Le dimissioni di Zarif, se accettate, comportano uno spostamento della politica internazionale su un binario maggiormente radicale. L’ala conservatrice iraniana spinge per un maggior interventismo in Siria e in Iraq, così come tutto l’apparato legato alle Guardie della Rivoluzione.

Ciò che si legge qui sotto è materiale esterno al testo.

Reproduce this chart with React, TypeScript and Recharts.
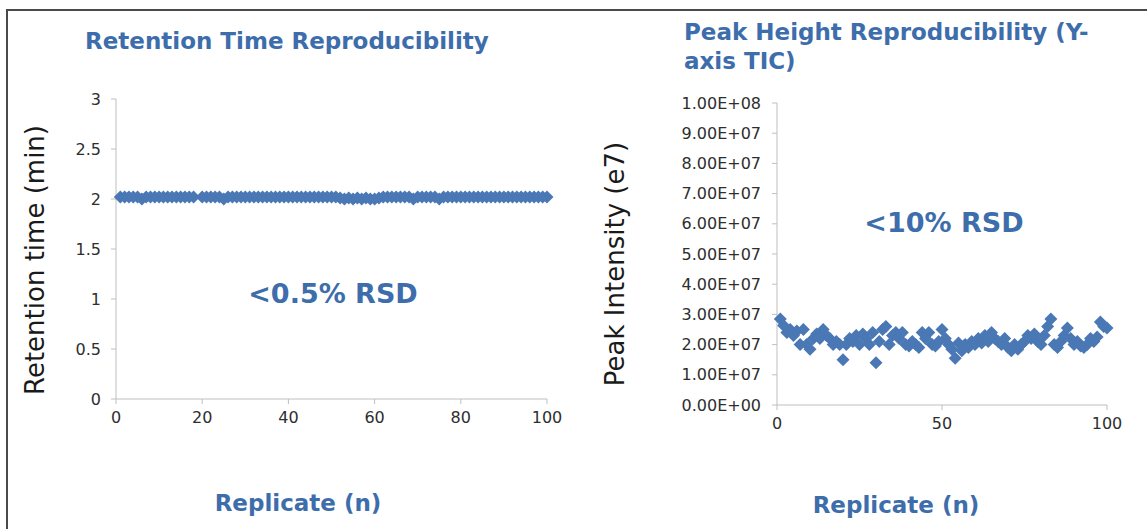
import React from "react";
import { ScatterChart, Scatter, XAxis, YAxis } from "recharts";

// ---- Data ----
const rtTitle = "Retention Time Reproducibility";
const phTitleLines = ["Peak Height Reproducibility (Y-", "axis TIC)"];
const rtAnnotation = "<0.5% RSD";
const phAnnotation = "<10% RSD";
const xAxisTitle = "Replicate (n)";
const rtYAxisTitle = "Retention time (min)";
const phYAxisTitle = "Peak Intensity (e7)";

const rtXTicks = [0, 20, 40, 60, 80, 100];
const rtYTicks = [0, 0.5, 1, 1.5, 2, 2.5, 3];
const phXTicks = [0, 50, 100];
const phYTicks = [0, 1e7, 2e7, 3e7, 4e7, 5e7, 6e7, 7e7, 8e7, 9e7, 1e8];

// retention time (min) for replicates 1..100 (null = no point)
const rtValues: (number | null)[] = [
  2.02, 2.02, 2.02, 2.02, 2.02, 2.0, 2.02, 2.02, 2.02, 2.02,
  2.02, 2.02, 2.02, 2.02, 2.02, 2.02, 2.02, 2.02, null, 2.02,
  2.02, 2.02, 2.02, 2.02, 2.0, 2.02, 2.02, 2.02, 2.02, 2.02,
  2.02, 2.02, 2.02, 2.02, 2.02, 2.02, 2.02, 2.02, 2.02, 2.02,
  2.02, 2.02, 2.02, 2.02, 2.02, 2.02, 2.02, 2.02, 2.02, 2.02,
  2.02, 2.01, 2.0, 2.01, 2.0, 2.01, 2.0, 2.01, 2.0, 2.0,
  2.01, 2.02, 2.02, 2.02, 2.02, 2.02, 2.02, 2.02, 2.0, 2.02,
  2.02, 2.02, 2.02, 2.02, 2.0, 2.02, 2.02, 2.02, 2.02, 2.02,
  2.02, 2.02, 2.02, 2.02, 2.02, 2.02, 2.02, 2.02, 2.02, 2.02,
  2.02, 2.02, 2.02, 2.02, 2.02, 2.02, 2.02, 2.02, 2.02, 2.02,
];

// peak intensity (units of 1e7) for replicates 1..100
const PEAK_UNIT = 1e7;
const phValues: number[] = [
  2.85, 2.63, 2.4, 2.5, 2.3, 2.45, 2.0, 2.5, 2.0, 1.85,
  2.2, 2.35, 2.2, 2.5, 2.3, 2.2, 2.0, 2.1, 2.0, 1.5,
  2.0, 2.2, 2.1, 2.3, 2.0, 2.35, 2.2, 2.0, 2.4, 1.4,
  2.1, 2.5, 2.6, 2.0, 2.3, 2.4, 2.2, 2.4, 2.0, 1.95,
  2.1, 2.0, 1.9, 2.4, 2.2, 2.4, 2.0, 1.95, 2.1, 2.5,
  2.2, 2.0, 1.85, 1.55, 2.05, 1.8, 2.0, 1.9, 2.1, 2.0,
  2.2, 2.05, 2.3, 2.1, 2.4, 2.2, 2.1, 2.0, 2.2, 1.9,
  1.8, 2.0, 1.85, 2.0, 2.1, 2.3, 2.2, 2.35, 2.1, 2.0,
  2.3, 2.6, 2.85, 2.0, 1.9, 2.1, 2.3, 2.55, 2.2, 2.0,
  2.1, 1.95, 1.9, 2.0, 2.2, 2.1, 2.25, 2.75, 2.6, 2.55,
];

const rtData = rtValues
  .map((v, i) => ({ replicate: i + 1, rt: v }))
  .filter((d) => d.rt !== null);
const phData = phValues.map((v, i) => ({ replicate: i + 1, intensity: v * PEAK_UNIT }));

// ---- Styles ----
const MARKER = "#4a78b5";
const TITLE = "#3d6dab";
const AXIS = "#bfbfbf";
const TICK_TEXT = "#2e2e2e";
const FONT = "'DejaVu Sans', Verdana, sans-serif";

const Diamond = (props: any) => {
  const { cx, cy } = props;
  if (cx == null || cy == null) return null;
  const r = 6.5;
  return (
    <polygon
      points={`${cx},${cy - r} ${cx + r},${cy} ${cx},${cy + r} ${cx - r},${cy}`}
      fill={MARKER}
    />
  );
};

const sciFormat = (v: number) => {
  const [m, e] = v.toExponential(2).split("e");
  const sign = e[0] === "-" ? "-" : "+";
  const digits = e.replace(/[+-]/, "").padStart(2, "0");
  return `${m}E${sign}${digits}`;
};

const tickStyle = { fill: TICK_TEXT, fontSize: 16, fontFamily: FONT };

const abs = (style: React.CSSProperties): React.CSSProperties => ({
  position: "absolute",
  whiteSpace: "nowrap",
  fontFamily: FONT,
  ...style,
});

export default function App() {
  return (
    <div
      style={{
        position: "absolute",
        left: 0,
        top: 0,
        width: 1147,
        height: 529,
        overflow: "hidden",
        background: "#ffffff",
        fontFamily: FONT,
      }}
    >
      <div
        style={{
          position: "absolute",
          left: 6,
          top: 9,
          width: 1200,
          height: 600,
          borderTop: "2px solid #4a4a4a",
          borderLeft: "2px solid #4a4a4a",
        }}
      />

      {/* Left chart */}
      <div style={{ position: "absolute", left: 0, top: 0 }}>
        <ScatterChart
          width={580}
          height={529}
          margin={{ top: 99, right: 33, bottom: 100, left: 56 }}
        >
          <XAxis
            type="number"
            dataKey="replicate"
            domain={[0, 100]}
            ticks={rtXTicks}
            height={30}
            axisLine={{ stroke: AXIS }}
            tickLine={{ stroke: AXIS }}
            tickSize={5}
            tickMargin={8}
            tick={tickStyle}
          />
          <YAxis
            type="number"
            dataKey="rt"
            domain={[0, 3]}
            ticks={rtYTicks}
            width={60}
            axisLine={{ stroke: AXIS }}
            tickLine={{ stroke: AXIS }}
            tickSize={5}
            tickMargin={10}
            tick={tickStyle}
          />
          <Scatter data={rtData} shape={Diamond} isAnimationActive={false} />
        </ScatterChart>
      </div>

      {/* Right chart */}
      <div style={{ position: "absolute", left: 580, top: 0 }}>
        <ScatterChart
          width={567}
          height={529}
          margin={{ top: 103, right: 40, bottom: 94, left: 77 }}
        >
          <XAxis
            type="number"
            dataKey="replicate"
            domain={[0, 100]}
            ticks={phXTicks}
            height={30}
            axisLine={{ stroke: AXIS }}
            tickLine={{ stroke: AXIS }}
            tickSize={5}
            tickMargin={8}
            tick={tickStyle}
          />
          <YAxis
            type="number"
            dataKey="intensity"
            domain={[0, 1e8]}
            ticks={phYTicks}
            tickFormatter={sciFormat}
            width={120}
            axisLine={{ stroke: AXIS }}
            tickLine={{ stroke: AXIS }}
            tickSize={5}
            tickMargin={11}
            tick={tickStyle}
          />
          <Scatter data={phData} shape={Diamond} isAnimationActive={false} />
        </ScatterChart>
      </div>

      {/* Titles */}
      <div style={abs({ left: 85, top: 27, fontSize: 23, fontWeight: 700, color: TITLE, lineHeight: "29px" })}>
        {rtTitle}
      </div>
      <div style={abs({ left: 684, top: 18, fontSize: 23, fontWeight: 700, color: TITLE, lineHeight: "29px" })}>
        {phTitleLines[0]}
        <br />
        {phTitleLines[1]}
      </div>

      {/* Annotations */}
      <div style={abs({ left: 333, top: 293, transform: "translate(-50%, -50%)", fontSize: 27, fontWeight: 700, color: TITLE })}>
        {rtAnnotation}
      </div>
      <div style={abs({ left: 944, top: 222, transform: "translate(-50%, -50%)", fontSize: 27, fontWeight: 700, color: TITLE })}>
        {phAnnotation}
      </div>

      {/* X axis titles */}
      <div style={abs({ left: 298, top: 503, transform: "translate(-50%, -50%)", fontSize: 23, fontWeight: 700, color: TITLE })}>
        {xAxisTitle}
      </div>
      <div style={abs({ left: 896, top: 505, transform: "translate(-50%, -50%)", fontSize: 23, fontWeight: 700, color: TITLE })}>
        {xAxisTitle}
      </div>

      {/* Y axis titles */}
      <div style={abs({ left: 35, top: 260, transform: "translate(-50%, -50%) rotate(-90deg)", fontSize: 26, color: "#1a1a1a" })}>
        {rtYAxisTitle}
      </div>
      <div style={abs({ left: 615, top: 264, transform: "translate(-50%, -50%) rotate(-90deg)", fontSize: 26, color: "#1a1a1a" })}>
        {phYAxisTitle}
      </div>
    </div>
  );
}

Rohani, che oltre a una battaglia sullo scacchiere internazionale gioca uno scontro aperto col il fronte conservatore, si ritrova nella condizione di dover cedere su alcune tematiche, alla luce dei recenti malumori figli della critica situazione economica.
Il rischio di una crisi sociale, cavalcata dall’ala conservatrice, è molto alto, e il doppio fronte, interno ed esterno, può risultare fatale per la leadership di Rohani.
La maggioranza del parlamento iraniano, d’altro canto, nelle ultime ore sembra aver chiesto il rifiuto delle dimissioni di Zarif, segno inequivocabile dell’alta reputazione di cui il diplomatico gode tra le istituzioni.
La situazione resta in continua evoluzione: il premier israeliano Netanyahu ha accolto con felicità le dimissioni di Zarif, parlando di una “liberazione”. Anche Pence si è dichiarato soddisfatto, ma ha sottolineato come i politici iraniani siano in realtà privi di potere decisionale, nelle mani del solo Khamenei. L’amministrazione Trump ha trattato il dossier Iran con decisione, arrivando a uno scontro frontale: un nuovo ministro degli esteri, più intransigente, rientrerebbe nel piano della Casa Bianca. Un Iran maggiormente isolato sulla sfera internazionale gioverebbe, non poco, al progetto statunitense.
Il Medio Oriente, nonostante la chiusura di un importante capitolo della guerra in Siria, quello relativo allo Stato Islamico, rischia una nuova escalation di violenza.